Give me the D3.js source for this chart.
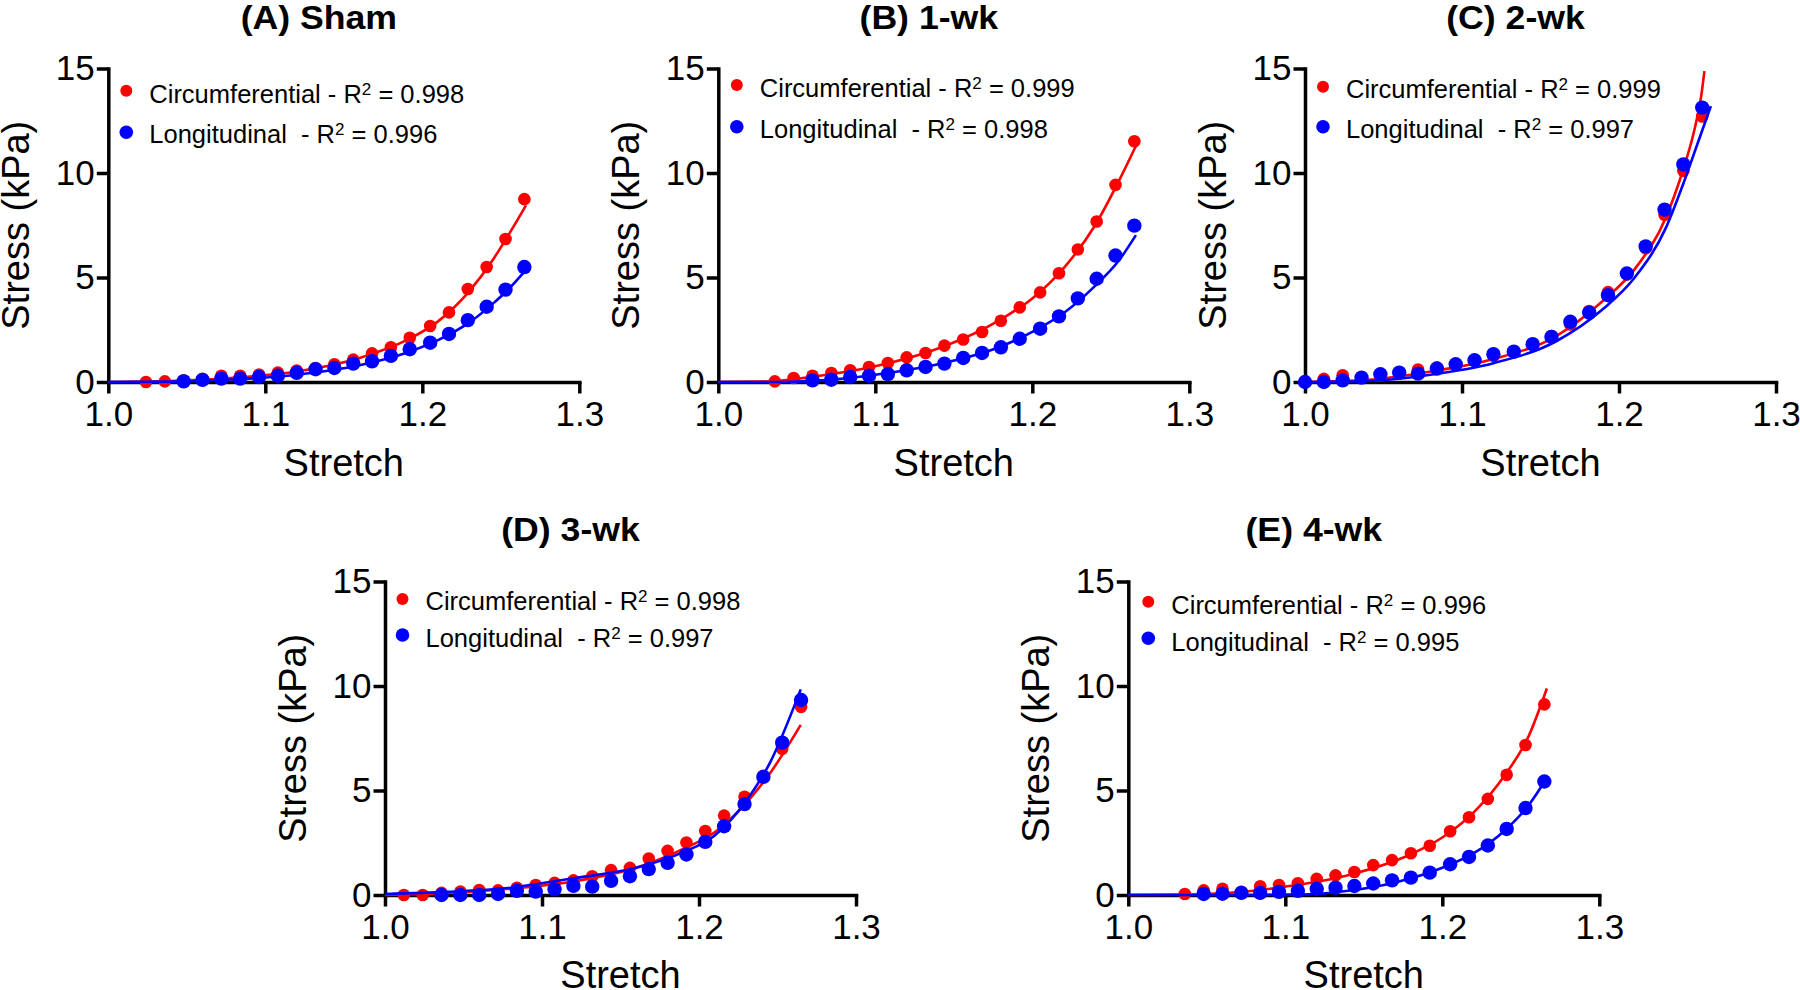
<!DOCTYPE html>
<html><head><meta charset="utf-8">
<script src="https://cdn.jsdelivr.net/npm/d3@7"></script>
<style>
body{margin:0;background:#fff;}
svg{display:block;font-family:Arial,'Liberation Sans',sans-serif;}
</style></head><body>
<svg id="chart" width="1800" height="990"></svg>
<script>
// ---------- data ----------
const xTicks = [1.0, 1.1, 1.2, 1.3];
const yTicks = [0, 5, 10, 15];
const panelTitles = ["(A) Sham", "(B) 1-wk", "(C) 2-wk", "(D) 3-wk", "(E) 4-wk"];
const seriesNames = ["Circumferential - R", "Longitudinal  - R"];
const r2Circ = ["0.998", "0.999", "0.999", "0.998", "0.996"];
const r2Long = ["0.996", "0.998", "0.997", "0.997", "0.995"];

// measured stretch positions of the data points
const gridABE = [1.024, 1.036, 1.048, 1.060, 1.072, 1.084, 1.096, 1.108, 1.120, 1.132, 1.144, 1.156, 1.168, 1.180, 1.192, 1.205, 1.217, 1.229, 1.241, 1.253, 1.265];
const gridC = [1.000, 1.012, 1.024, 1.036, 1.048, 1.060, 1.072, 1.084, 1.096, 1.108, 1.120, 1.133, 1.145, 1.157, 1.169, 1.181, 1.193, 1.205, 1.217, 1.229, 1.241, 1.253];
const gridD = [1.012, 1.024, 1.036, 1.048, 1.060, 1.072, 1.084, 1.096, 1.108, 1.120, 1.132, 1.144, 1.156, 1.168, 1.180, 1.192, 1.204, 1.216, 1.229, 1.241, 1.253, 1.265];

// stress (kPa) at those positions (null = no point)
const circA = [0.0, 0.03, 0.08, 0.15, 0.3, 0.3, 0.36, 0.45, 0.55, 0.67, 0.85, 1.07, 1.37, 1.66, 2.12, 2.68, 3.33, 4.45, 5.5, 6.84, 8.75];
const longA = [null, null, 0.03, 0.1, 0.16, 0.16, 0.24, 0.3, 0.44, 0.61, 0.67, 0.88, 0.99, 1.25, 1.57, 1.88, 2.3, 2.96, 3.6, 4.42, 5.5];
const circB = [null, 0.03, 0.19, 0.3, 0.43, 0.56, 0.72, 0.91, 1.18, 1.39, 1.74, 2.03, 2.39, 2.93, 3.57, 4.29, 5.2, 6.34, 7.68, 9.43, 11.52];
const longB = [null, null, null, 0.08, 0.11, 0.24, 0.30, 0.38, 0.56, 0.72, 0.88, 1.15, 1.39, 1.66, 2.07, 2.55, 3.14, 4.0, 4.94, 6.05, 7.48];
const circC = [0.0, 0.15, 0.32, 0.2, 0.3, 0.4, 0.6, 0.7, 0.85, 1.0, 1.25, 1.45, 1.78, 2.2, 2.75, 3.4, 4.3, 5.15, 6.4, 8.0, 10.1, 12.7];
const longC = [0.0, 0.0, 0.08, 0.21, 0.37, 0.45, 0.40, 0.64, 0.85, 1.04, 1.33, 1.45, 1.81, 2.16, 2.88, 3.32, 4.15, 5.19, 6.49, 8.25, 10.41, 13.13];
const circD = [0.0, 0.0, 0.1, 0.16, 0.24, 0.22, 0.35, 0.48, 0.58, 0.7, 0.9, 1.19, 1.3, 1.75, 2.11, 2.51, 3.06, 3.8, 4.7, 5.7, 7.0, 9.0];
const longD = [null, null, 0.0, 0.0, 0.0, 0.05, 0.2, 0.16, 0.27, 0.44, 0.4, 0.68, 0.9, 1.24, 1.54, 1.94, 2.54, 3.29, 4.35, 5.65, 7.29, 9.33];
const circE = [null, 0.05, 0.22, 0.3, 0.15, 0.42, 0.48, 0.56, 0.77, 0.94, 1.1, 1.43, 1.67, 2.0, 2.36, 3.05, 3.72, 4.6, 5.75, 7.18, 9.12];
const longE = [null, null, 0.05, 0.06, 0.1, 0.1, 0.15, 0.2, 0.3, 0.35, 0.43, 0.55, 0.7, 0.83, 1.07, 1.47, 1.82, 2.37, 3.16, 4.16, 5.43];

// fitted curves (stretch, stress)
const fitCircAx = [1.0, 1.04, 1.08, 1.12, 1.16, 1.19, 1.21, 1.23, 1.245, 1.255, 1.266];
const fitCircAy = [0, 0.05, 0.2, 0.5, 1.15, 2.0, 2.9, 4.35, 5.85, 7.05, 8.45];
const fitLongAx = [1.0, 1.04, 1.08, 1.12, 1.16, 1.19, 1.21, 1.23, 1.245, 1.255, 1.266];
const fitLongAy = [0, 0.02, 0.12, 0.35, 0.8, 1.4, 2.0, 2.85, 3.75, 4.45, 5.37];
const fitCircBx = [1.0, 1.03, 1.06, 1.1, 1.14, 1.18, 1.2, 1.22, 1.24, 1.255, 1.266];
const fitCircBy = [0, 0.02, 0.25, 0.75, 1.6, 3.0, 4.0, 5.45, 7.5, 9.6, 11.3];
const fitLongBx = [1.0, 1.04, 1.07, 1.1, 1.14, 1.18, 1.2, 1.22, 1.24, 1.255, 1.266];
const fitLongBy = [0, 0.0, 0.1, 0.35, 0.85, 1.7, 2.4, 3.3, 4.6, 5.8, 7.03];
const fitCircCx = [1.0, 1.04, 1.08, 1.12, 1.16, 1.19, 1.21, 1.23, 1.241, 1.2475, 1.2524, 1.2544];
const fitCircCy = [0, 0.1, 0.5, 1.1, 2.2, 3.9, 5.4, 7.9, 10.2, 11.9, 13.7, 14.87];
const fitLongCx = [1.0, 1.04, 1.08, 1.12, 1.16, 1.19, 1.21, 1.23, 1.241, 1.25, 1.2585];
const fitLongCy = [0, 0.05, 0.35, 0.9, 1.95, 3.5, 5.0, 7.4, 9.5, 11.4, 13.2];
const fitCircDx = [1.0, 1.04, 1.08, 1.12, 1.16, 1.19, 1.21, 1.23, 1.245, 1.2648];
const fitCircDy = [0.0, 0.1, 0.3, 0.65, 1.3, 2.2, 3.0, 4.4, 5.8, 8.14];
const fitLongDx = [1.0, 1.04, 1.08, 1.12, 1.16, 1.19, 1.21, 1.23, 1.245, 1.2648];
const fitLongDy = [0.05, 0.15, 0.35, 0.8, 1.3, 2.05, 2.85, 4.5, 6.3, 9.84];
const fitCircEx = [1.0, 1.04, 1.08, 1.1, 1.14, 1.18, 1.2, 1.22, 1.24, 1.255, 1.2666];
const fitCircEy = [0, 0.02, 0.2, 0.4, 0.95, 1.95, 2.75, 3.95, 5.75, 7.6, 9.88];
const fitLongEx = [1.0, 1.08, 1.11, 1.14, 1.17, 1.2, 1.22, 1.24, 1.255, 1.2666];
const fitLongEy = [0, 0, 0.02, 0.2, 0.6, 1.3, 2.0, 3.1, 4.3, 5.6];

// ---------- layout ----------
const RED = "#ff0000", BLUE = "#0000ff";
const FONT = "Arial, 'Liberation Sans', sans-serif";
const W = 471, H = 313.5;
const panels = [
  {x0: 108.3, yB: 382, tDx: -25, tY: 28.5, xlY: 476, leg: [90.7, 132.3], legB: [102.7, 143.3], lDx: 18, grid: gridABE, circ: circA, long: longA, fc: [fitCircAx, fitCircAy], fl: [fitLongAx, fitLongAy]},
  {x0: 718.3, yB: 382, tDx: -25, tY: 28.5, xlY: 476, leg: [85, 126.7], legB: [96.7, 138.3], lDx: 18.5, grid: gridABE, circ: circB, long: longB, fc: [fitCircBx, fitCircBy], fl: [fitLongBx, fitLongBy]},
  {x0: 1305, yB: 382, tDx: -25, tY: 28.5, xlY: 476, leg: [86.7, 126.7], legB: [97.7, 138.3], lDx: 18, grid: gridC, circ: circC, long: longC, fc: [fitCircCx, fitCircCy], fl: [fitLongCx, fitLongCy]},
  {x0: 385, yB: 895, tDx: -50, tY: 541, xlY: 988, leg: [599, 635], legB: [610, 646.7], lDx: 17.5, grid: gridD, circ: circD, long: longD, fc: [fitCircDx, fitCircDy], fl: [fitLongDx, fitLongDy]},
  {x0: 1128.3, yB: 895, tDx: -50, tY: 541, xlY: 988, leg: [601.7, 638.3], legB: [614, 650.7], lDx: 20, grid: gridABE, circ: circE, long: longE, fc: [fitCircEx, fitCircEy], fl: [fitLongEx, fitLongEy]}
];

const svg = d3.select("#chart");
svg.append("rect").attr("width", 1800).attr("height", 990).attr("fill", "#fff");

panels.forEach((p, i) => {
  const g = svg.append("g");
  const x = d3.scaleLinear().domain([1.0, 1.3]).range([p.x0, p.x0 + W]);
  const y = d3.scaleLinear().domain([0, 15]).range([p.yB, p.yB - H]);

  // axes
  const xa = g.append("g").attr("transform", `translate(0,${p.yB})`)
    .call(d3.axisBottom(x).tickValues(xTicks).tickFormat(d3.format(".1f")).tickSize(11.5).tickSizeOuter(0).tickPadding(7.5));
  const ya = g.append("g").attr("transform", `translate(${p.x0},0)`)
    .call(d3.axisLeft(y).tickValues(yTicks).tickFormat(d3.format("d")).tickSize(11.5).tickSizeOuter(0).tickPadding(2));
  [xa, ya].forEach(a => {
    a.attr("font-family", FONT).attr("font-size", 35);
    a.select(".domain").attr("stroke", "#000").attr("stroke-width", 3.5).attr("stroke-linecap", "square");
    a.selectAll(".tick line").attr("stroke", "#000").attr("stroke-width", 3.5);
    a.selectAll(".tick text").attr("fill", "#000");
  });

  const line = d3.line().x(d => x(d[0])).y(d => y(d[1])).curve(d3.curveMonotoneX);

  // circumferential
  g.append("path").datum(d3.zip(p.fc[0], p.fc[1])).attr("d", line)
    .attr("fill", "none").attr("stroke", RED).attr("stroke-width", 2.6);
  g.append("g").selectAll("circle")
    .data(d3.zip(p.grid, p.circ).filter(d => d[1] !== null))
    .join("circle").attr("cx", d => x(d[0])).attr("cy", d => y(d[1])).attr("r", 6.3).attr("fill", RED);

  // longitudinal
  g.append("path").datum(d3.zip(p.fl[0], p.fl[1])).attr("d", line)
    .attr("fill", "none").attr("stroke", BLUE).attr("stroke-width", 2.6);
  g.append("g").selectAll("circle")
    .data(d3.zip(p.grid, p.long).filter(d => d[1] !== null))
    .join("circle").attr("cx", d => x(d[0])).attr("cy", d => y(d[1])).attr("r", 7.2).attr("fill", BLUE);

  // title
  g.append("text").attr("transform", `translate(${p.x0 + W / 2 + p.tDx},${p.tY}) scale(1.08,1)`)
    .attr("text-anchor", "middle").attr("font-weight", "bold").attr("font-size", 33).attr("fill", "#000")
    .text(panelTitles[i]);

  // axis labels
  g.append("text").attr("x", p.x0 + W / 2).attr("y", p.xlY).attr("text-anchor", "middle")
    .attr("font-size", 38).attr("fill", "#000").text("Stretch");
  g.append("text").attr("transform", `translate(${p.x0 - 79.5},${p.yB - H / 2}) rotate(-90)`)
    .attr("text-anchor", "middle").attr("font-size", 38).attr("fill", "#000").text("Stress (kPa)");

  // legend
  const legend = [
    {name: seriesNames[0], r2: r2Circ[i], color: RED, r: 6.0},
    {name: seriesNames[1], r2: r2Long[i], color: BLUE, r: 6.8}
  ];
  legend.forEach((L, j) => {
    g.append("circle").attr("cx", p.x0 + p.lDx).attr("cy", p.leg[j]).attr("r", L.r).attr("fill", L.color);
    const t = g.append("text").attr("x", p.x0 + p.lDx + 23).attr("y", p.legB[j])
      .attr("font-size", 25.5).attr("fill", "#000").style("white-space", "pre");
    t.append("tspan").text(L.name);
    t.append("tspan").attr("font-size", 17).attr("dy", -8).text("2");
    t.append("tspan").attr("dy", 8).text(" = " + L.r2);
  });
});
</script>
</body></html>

◆ **TASK INSTRUCTIONS**:
Of the lines above, how many hold the string "chart"? Answer with only the number.

◆ **WRITTEN SOLUTION**:
3